# Objective
Which lines fall between the line holding "Write the TikZ code for this diagram." and the line holding "(c54) at (1810,760)", inclusive? Retype them exactly, without the pictures, and add nothing else.

(Plotting code records)
>> begin

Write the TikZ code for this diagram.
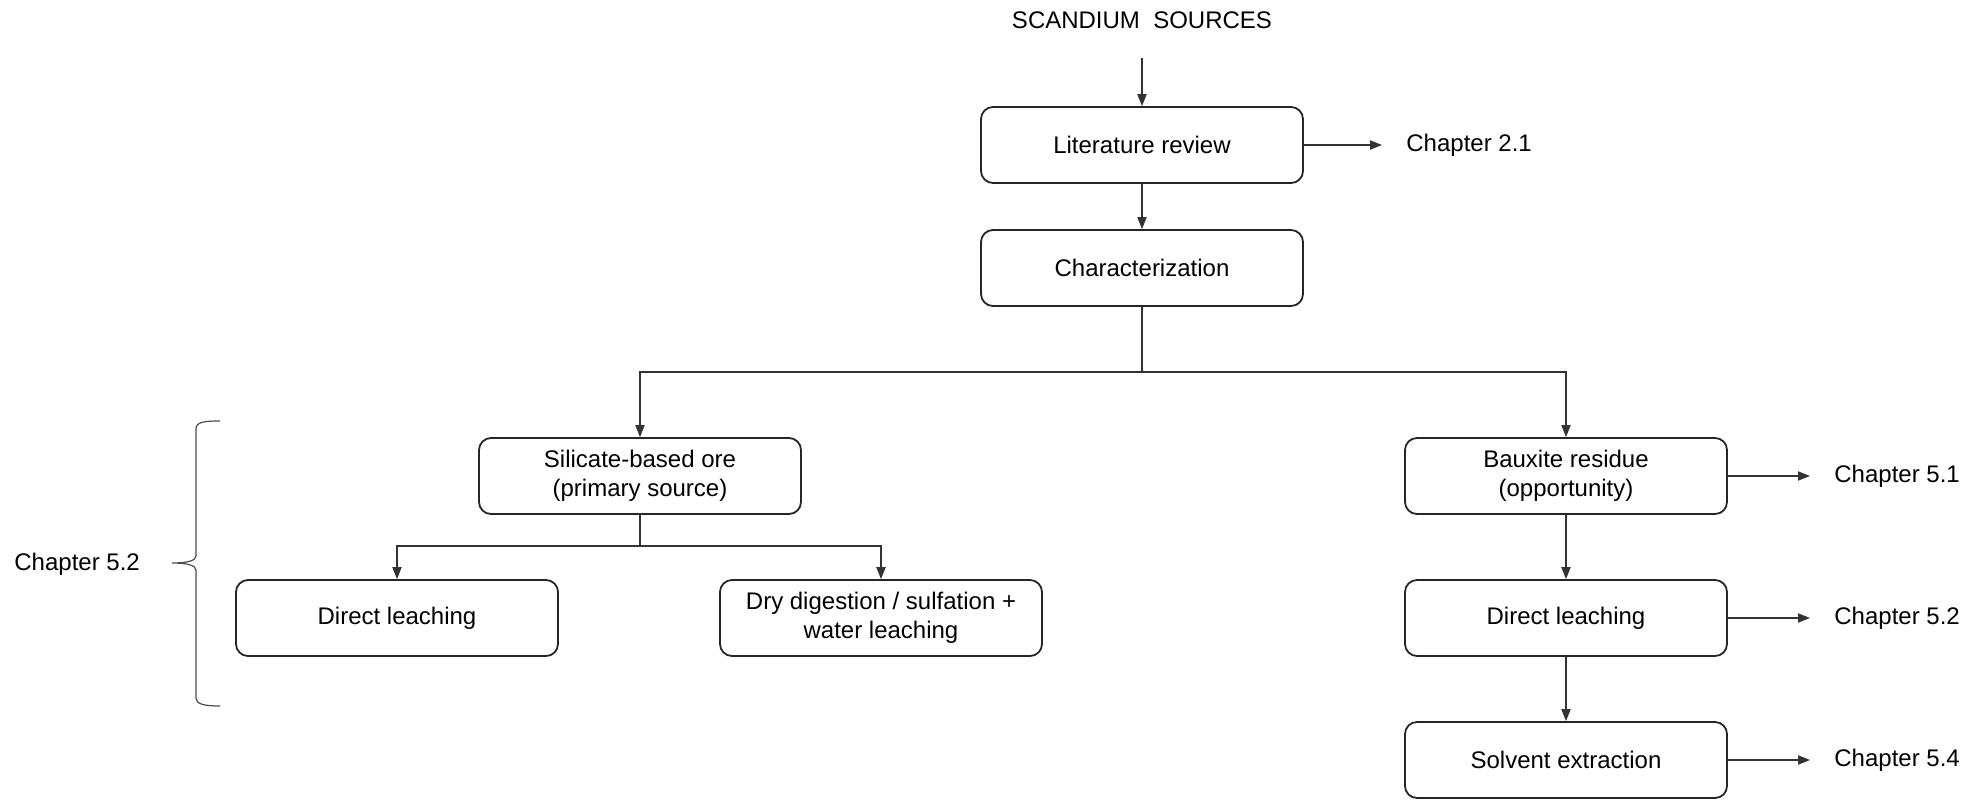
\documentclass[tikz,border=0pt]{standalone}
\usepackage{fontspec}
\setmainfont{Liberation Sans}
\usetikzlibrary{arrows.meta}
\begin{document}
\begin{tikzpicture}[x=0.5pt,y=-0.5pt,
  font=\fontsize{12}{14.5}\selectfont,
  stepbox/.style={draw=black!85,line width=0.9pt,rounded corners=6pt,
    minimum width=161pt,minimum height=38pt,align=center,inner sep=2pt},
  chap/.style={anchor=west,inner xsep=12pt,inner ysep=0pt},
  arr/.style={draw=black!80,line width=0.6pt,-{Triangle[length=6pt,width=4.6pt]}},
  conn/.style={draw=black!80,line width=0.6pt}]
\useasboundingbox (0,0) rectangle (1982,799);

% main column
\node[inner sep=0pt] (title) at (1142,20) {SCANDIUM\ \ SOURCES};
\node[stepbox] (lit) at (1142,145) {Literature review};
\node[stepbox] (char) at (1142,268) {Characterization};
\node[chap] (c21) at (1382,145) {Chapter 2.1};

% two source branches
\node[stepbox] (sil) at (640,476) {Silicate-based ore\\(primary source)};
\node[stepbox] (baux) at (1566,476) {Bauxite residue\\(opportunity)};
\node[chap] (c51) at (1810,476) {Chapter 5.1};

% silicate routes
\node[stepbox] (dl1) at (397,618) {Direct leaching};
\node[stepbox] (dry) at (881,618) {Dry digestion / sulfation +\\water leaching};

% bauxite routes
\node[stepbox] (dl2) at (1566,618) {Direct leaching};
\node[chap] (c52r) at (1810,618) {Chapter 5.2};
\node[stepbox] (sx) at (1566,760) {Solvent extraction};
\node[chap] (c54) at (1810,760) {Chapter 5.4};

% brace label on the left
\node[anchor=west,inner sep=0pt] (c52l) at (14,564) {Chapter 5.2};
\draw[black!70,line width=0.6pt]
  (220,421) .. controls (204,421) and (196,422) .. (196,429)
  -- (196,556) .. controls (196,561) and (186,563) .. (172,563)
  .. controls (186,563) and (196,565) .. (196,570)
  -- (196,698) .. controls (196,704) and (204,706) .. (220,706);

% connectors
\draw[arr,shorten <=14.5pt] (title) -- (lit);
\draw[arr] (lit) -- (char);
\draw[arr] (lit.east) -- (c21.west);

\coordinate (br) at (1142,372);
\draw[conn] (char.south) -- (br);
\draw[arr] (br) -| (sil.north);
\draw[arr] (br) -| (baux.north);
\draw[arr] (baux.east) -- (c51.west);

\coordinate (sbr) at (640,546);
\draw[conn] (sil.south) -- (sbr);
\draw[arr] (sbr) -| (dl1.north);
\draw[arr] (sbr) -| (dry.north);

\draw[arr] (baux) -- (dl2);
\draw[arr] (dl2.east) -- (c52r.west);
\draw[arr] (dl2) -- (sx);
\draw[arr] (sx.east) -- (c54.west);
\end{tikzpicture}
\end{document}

>> end
>> begin

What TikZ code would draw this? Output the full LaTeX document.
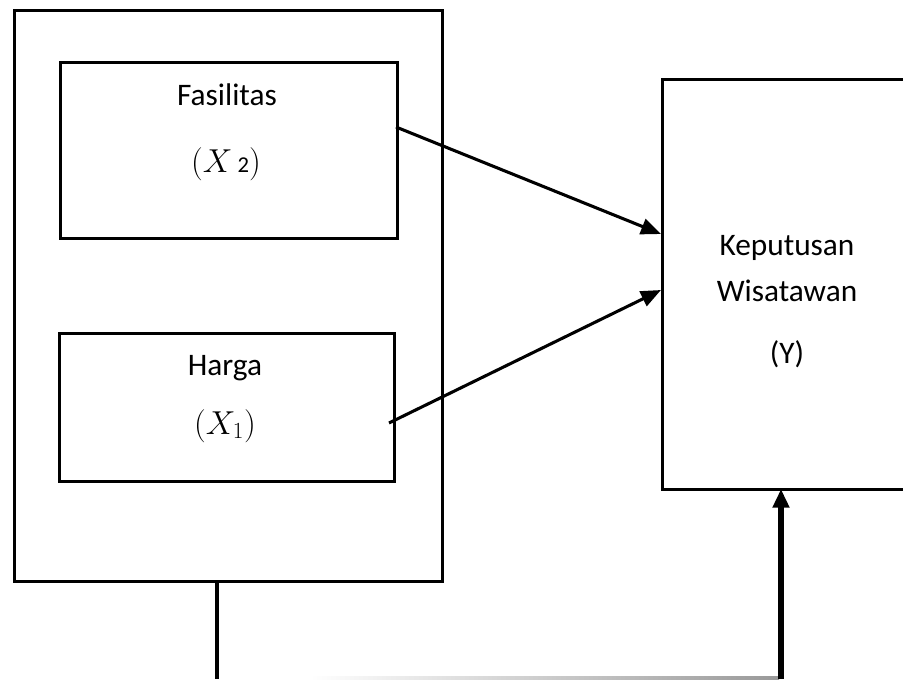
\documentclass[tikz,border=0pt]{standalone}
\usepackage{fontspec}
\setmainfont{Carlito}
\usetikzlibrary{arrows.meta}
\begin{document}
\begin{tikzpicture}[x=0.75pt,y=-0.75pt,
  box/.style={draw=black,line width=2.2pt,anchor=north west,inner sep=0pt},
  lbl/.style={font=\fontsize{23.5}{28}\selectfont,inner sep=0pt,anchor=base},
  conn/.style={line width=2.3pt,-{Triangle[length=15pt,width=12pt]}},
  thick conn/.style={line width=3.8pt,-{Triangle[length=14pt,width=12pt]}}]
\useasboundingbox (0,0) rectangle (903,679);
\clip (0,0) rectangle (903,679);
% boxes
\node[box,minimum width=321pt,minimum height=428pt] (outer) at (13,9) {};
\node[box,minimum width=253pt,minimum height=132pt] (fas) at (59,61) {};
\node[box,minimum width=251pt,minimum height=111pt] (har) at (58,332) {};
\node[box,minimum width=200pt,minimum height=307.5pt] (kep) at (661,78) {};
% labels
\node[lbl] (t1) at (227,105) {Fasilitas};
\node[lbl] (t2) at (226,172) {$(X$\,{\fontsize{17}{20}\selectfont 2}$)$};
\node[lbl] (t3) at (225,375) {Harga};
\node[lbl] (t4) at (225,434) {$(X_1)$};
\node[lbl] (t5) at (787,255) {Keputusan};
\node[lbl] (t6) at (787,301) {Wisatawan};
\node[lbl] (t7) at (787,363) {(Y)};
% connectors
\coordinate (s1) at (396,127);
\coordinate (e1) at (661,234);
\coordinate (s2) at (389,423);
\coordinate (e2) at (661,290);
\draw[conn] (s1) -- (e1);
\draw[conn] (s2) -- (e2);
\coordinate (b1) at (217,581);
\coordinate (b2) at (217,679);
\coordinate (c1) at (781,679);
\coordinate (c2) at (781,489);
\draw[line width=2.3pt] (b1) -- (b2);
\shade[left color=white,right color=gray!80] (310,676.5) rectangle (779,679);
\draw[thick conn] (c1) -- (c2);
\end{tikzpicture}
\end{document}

>> end

# Output below
Write the TikZ code for this diagram.
\documentclass[tikz,border=0pt]{standalone}
\usepackage{fontspec}
\setmainfont{Liberation Sans}
\usetikzlibrary{arrows.meta}
\begin{document}
\begin{tikzpicture}[x=0.5pt,y=-0.5pt,
  font=\fontsize{12}{14.5}\selectfont,
  stepbox/.style={draw=black!85,line width=0.9pt,rounded corners=6pt,
    minimum width=161pt,minimum height=38pt,align=center,inner sep=2pt},
  chap/.style={anchor=west,inner xsep=12pt,inner ysep=0pt},
  arr/.style={draw=black!80,line width=0.6pt,-{Triangle[length=6pt,width=4.6pt]}},
  conn/.style={draw=black!80,line width=0.6pt}]
\useasboundingbox (0,0) rectangle (1982,799);

% main column
\node[inner sep=0pt] (title) at (1142,20) {SCANDIUM\ \ SOURCES};
\node[stepbox] (lit) at (1142,145) {Literature review};
\node[stepbox] (char) at (1142,268) {Characterization};
\node[chap] (c21) at (1382,145) {Chapter 2.1};

% two source branches
\node[stepbox] (sil) at (640,476) {Silicate-based ore\\(primary source)};
\node[stepbox] (baux) at (1566,476) {Bauxite residue\\(opportunity)};
\node[chap] (c51) at (1810,476) {Chapter 5.1};

% silicate routes
\node[stepbox] (dl1) at (397,618) {Direct leaching};
\node[stepbox] (dry) at (881,618) {Dry digestion / sulfation +\\water leaching};

% bauxite routes
\node[stepbox] (dl2) at (1566,618) {Direct leaching};
\node[chap] (c52r) at (1810,618) {Chapter 5.2};
\node[stepbox] (sx) at (1566,760) {Solvent extraction};
\node[chap] (c54) at (1810,760) {Chapter 5.4};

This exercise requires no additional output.